Sometimes albums come in to the Music Critic office that are incredibly difficult to get your head around because there’s so much going on. The third album from Southend-on-Sea’s The Lucky Strikes, a concept album about boxing, comes in to that category.
The boxer in question is Frankie Valentinez and the battle for his soul has a soundtrack that encapsulates folk, Americana, English pub rock, Arcade Fire, gospel, country, Dylan, Waterboys, The Men They Couldn’t Hang, Springsteen, fiddles and banjos, an Irish sound, too many cooks and a broth waiting to be spoiled. Less is more. The Lucky Strikes hit the mark with a more subtle, less stressful approach on Gabriel, Codeine and We Are The Waves.
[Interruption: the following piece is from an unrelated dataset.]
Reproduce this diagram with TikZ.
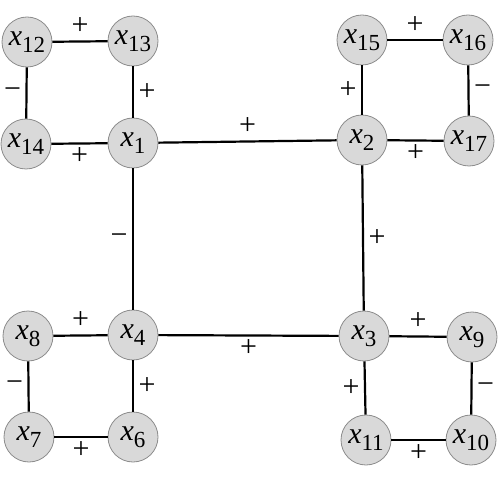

It’s clear that The Lucky Strikes will be compared to the commercial record company zeal for bands like Mumford and Sons and Bon Iver. Everyone has to have a beard, a banjo, a fiddle and a lap steel. The Lucky Strikes are at times guilty of treading in that territory but overall this is, once you get over the eclectic kitchen sink approach and listen a few times, an album with loads of charm.
On the track Man With The Golden Arm, the band are probably too young to have heard of a band called Captain America but the riff is completely the same as a track called God Bless Les Paul on their first EP. I’m old, I know these things. Trust me... George Harrison got done for less.
All this said, unlike Lenny, with Gabriel Forgive My 22 Sins, they could still be contenders.